### GIVEN DATA

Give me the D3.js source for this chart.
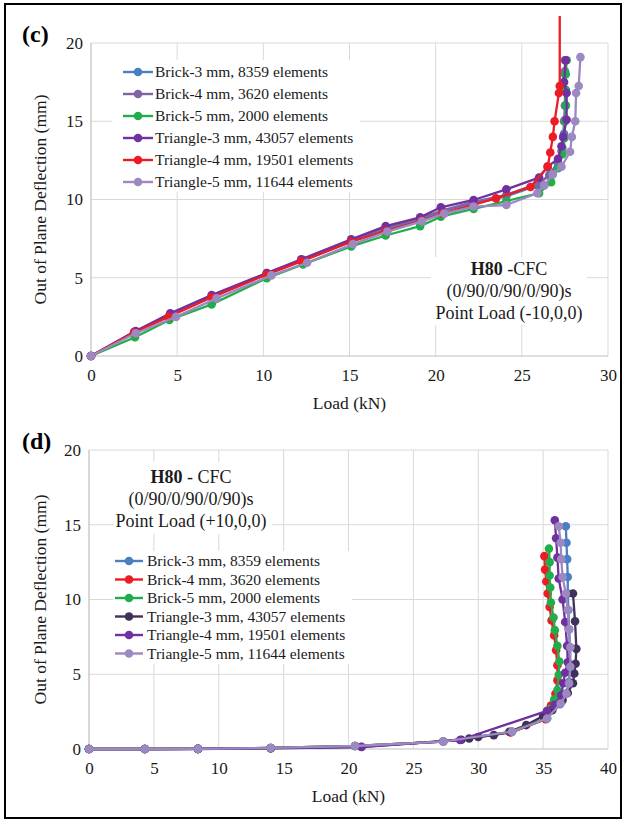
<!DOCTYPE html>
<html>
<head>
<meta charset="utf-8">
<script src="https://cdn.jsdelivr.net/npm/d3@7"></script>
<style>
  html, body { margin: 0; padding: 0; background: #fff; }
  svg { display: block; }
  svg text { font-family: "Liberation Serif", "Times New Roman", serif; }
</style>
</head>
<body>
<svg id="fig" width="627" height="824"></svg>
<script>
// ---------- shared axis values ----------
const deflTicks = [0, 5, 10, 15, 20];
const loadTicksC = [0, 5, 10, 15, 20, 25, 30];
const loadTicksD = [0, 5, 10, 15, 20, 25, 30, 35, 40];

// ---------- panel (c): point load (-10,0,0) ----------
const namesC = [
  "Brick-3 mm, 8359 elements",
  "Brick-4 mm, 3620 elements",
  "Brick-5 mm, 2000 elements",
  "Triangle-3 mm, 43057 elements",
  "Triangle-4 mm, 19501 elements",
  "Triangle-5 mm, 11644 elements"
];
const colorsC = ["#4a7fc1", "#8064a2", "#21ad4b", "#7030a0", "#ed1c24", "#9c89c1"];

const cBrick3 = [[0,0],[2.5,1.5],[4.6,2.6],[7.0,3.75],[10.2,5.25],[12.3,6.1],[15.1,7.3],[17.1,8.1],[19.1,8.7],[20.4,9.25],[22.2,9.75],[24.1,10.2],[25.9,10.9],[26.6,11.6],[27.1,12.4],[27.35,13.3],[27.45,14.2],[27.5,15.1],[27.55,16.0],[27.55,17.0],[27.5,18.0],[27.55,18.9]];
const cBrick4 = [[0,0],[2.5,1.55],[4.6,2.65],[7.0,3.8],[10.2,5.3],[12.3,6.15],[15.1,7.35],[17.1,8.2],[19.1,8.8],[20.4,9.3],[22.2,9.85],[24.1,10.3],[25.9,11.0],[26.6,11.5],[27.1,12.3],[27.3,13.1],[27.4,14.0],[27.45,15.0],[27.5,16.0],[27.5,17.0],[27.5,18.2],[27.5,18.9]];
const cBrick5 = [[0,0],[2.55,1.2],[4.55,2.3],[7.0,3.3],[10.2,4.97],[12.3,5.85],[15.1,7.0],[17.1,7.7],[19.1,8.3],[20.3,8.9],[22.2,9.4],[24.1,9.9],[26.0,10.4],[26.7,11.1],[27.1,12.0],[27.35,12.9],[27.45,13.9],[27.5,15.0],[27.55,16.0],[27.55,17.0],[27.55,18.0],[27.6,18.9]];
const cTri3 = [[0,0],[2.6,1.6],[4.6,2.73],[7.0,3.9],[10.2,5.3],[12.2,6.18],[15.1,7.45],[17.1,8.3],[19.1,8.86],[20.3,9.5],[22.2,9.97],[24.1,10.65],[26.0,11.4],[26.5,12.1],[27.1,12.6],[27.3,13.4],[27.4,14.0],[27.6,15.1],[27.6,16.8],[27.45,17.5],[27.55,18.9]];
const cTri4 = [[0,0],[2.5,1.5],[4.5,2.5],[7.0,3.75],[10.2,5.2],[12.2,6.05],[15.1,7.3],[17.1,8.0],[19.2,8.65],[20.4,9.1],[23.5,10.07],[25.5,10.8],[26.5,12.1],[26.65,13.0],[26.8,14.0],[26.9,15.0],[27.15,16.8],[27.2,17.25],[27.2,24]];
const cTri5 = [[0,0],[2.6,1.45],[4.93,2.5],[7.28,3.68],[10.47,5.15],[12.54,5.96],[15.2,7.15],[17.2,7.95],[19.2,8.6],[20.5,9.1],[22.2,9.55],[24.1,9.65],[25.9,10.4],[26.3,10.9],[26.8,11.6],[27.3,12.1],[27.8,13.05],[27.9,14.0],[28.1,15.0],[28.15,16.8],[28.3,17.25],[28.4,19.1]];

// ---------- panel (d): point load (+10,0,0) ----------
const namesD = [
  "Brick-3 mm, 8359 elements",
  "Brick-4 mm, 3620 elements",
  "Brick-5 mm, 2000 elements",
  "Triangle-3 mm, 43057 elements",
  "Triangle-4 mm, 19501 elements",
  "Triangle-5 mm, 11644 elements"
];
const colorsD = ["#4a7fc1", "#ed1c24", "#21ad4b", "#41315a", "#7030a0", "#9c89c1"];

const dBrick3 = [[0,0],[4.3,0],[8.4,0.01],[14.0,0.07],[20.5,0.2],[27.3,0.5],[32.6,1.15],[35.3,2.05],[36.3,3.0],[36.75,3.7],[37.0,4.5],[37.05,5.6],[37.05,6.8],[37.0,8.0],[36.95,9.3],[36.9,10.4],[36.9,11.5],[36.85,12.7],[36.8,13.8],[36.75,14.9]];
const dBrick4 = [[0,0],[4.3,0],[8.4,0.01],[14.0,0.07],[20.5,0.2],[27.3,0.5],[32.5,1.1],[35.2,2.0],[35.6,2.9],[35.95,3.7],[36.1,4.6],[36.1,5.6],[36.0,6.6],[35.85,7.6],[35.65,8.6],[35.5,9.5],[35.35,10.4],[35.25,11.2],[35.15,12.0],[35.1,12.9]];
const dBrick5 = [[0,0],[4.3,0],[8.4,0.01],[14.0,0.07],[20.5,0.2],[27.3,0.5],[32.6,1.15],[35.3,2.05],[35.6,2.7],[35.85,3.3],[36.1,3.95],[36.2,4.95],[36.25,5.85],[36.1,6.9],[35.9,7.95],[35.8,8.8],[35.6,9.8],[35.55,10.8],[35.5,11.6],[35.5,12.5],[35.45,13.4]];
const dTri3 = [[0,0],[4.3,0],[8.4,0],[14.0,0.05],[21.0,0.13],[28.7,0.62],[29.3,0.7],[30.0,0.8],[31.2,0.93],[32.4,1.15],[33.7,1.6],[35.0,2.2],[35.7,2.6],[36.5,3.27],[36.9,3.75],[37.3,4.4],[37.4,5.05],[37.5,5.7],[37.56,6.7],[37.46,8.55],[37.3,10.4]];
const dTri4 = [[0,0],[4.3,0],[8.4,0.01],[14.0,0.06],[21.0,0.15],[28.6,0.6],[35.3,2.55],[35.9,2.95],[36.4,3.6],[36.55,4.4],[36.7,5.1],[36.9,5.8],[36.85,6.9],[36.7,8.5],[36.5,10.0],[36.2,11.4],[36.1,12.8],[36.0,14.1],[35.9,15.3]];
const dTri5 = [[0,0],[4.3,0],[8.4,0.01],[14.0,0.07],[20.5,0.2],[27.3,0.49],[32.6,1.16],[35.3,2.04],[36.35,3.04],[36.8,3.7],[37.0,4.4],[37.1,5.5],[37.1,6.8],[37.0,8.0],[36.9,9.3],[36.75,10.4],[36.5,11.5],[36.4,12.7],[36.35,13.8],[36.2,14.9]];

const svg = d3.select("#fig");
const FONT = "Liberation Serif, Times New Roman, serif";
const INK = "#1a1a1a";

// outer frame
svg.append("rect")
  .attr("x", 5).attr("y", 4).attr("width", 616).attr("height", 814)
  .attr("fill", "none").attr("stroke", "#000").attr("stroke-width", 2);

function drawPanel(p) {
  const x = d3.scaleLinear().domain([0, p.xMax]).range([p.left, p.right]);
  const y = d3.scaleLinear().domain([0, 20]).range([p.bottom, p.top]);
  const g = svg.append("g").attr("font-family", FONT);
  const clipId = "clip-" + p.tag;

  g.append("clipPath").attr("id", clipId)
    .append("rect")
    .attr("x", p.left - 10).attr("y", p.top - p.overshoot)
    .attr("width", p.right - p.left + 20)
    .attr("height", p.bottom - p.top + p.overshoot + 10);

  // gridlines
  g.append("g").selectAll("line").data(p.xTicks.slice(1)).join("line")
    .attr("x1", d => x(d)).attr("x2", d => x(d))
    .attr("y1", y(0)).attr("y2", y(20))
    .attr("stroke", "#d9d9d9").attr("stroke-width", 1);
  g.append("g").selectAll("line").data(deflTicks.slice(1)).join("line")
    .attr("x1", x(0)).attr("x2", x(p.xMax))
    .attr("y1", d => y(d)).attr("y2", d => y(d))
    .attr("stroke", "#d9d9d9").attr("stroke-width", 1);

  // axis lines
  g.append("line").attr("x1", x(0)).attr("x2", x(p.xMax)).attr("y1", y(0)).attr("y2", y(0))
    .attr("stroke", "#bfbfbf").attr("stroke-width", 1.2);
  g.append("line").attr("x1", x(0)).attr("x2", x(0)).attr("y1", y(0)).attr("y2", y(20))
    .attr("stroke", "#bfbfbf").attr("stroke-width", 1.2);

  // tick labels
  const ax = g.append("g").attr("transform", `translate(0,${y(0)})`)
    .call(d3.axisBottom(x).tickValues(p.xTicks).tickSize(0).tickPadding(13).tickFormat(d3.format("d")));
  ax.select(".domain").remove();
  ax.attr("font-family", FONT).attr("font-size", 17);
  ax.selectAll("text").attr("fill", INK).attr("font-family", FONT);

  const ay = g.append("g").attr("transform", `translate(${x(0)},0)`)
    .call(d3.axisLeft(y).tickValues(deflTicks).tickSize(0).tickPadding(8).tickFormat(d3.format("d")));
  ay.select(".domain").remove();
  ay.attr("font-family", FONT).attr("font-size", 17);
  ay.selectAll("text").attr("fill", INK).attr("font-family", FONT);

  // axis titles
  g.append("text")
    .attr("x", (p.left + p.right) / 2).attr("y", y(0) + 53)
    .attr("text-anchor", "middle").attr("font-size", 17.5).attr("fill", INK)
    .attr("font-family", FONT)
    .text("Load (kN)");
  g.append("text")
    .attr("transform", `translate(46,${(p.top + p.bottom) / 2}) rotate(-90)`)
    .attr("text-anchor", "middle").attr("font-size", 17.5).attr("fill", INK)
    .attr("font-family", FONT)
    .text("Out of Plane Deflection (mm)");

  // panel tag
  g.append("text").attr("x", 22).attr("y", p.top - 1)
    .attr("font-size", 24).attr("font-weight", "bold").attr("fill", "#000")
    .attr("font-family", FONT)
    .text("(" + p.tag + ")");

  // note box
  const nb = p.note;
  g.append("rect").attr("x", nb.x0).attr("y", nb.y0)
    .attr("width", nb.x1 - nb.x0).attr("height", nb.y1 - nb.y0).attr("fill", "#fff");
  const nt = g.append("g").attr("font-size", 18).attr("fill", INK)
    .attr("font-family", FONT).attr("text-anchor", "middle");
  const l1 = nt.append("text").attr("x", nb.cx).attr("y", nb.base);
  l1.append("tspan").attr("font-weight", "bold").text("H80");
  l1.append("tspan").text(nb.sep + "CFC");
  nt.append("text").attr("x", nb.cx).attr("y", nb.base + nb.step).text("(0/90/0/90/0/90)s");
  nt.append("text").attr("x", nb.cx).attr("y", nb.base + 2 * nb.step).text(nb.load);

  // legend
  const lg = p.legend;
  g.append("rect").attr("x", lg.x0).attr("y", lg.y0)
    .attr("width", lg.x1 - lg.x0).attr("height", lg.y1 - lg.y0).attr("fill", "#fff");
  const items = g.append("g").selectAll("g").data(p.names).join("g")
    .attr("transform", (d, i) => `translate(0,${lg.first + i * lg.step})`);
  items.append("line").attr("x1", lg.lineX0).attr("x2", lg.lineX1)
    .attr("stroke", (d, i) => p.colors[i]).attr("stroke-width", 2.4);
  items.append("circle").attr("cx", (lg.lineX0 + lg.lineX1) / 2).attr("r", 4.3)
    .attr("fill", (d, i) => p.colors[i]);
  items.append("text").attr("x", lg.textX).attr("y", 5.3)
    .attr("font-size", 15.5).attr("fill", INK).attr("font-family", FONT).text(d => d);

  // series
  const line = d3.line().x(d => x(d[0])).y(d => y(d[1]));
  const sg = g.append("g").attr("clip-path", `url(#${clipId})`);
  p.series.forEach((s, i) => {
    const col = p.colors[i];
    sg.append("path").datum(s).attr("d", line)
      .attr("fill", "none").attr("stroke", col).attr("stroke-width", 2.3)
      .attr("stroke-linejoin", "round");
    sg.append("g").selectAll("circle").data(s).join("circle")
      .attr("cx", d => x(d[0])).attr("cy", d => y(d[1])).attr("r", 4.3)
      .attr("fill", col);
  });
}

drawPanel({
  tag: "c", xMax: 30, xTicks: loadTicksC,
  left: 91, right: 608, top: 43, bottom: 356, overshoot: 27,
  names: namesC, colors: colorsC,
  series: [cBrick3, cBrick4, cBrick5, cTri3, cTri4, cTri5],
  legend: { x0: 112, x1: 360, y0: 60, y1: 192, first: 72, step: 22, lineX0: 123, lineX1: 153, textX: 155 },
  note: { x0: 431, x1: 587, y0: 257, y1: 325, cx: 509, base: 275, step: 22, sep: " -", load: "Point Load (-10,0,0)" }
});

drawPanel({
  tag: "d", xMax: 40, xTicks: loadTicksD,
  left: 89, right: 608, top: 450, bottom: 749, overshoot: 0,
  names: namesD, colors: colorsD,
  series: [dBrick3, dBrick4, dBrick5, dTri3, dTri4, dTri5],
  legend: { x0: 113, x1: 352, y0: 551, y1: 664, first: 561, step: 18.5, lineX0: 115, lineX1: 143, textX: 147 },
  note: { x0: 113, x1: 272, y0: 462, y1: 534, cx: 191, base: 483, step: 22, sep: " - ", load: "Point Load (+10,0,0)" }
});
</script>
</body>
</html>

### DIRECTIONS
Copy nothing but the lines from the top of the data down to the line containing "30, 35, 40];", and leave the pictures out.

### EXERCISE RESULT
Give me the D3.js source for this chart.
<!DOCTYPE html>
<html>
<head>
<meta charset="utf-8">
<script src="https://cdn.jsdelivr.net/npm/d3@7"></script>
<style>
  html, body { margin: 0; padding: 0; background: #fff; }
  svg { display: block; }
  svg text { font-family: "Liberation Serif", "Times New Roman", serif; }
</style>
</head>
<body>
<svg id="fig" width="627" height="824"></svg>
<script>
// ---------- shared axis values ----------
const deflTicks = [0, 5, 10, 15, 20];
const loadTicksC = [0, 5, 10, 15, 20, 25, 30];
const loadTicksD = [0, 5, 10, 15, 20, 25, 30, 35, 40];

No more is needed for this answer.